What this task involves
Return the number of lines that include the string "chart", without any other text.
* start Dataset excerpt *
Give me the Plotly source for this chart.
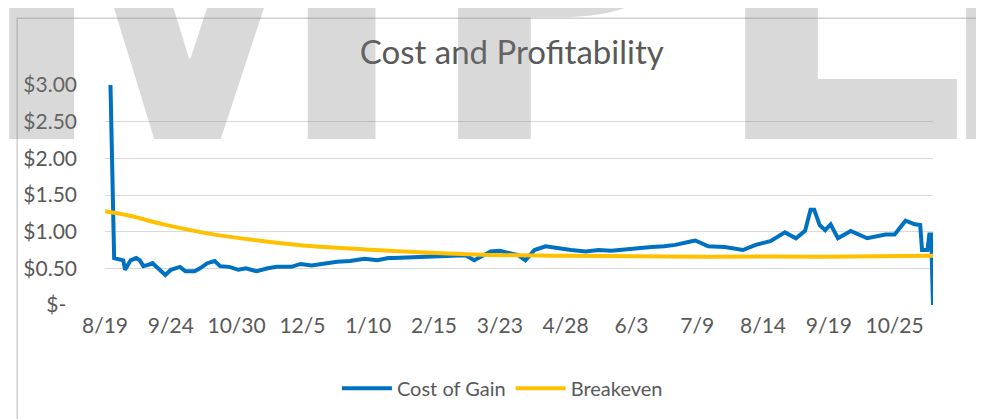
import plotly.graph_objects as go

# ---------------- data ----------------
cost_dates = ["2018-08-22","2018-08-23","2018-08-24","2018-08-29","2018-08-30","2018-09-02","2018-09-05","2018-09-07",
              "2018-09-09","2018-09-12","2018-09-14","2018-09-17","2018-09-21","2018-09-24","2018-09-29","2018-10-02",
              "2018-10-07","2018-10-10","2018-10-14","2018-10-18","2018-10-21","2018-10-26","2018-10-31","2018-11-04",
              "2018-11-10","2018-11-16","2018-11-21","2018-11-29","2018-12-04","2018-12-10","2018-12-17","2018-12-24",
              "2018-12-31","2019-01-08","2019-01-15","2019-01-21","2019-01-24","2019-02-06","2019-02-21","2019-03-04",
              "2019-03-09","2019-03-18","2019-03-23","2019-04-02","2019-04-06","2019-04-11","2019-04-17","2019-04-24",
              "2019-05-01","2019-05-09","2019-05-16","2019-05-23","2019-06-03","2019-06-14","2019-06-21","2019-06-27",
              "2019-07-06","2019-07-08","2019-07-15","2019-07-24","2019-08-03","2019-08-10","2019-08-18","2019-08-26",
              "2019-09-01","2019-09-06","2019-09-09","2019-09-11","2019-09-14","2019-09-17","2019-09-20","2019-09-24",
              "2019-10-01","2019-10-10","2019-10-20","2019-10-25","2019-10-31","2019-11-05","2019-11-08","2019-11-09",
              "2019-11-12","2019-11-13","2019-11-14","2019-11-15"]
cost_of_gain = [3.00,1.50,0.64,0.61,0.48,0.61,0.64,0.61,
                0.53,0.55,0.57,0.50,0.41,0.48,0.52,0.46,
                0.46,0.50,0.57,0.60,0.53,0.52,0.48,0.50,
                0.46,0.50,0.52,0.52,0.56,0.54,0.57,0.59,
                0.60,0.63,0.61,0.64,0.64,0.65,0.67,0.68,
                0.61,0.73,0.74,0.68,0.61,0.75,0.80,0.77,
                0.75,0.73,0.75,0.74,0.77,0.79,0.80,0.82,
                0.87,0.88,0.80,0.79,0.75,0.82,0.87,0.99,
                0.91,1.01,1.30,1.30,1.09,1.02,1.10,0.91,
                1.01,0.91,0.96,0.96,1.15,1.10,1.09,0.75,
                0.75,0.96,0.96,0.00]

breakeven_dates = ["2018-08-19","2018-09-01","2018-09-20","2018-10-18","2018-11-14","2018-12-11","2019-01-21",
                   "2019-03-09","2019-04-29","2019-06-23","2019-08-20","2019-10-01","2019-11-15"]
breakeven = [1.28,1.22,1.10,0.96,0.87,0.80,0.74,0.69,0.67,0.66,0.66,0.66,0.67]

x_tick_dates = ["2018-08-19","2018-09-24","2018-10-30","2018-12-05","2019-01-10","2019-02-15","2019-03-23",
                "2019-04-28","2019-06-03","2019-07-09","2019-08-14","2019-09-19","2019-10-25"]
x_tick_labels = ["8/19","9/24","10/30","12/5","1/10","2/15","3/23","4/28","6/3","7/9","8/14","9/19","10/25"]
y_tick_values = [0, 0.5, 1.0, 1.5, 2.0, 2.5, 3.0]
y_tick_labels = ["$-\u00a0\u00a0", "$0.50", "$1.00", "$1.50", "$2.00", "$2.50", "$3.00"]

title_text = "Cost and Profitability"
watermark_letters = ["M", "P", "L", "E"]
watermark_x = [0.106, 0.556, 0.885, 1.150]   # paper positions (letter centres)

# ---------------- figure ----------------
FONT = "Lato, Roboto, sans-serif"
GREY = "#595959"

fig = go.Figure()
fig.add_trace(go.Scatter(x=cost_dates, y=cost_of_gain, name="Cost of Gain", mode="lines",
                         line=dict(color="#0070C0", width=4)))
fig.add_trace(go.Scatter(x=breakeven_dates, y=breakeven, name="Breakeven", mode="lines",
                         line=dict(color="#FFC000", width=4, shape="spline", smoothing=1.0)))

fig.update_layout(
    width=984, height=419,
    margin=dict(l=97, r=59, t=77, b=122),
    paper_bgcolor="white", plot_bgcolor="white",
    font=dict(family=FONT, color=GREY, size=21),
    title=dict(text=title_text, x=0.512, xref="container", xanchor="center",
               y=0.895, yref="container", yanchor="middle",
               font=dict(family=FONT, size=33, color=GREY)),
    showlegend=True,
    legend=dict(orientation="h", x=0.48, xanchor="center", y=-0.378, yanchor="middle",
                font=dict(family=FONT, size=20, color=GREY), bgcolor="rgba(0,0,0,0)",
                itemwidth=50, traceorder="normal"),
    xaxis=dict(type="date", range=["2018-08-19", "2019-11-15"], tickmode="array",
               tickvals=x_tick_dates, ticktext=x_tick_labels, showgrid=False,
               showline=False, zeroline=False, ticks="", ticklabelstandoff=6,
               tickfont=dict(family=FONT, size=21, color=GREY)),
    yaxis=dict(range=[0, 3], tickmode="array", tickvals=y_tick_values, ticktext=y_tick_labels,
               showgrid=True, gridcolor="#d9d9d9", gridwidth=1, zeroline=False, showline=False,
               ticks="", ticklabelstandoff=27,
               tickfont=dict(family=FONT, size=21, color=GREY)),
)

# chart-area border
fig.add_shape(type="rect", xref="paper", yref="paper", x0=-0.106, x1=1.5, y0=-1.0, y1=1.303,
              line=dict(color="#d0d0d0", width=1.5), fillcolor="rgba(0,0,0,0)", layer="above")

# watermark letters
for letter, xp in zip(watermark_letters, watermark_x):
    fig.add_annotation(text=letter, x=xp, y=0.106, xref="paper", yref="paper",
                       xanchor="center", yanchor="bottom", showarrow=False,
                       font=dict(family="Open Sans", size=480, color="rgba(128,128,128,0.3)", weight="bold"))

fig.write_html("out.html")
* end Dataset excerpt *
Answer below
2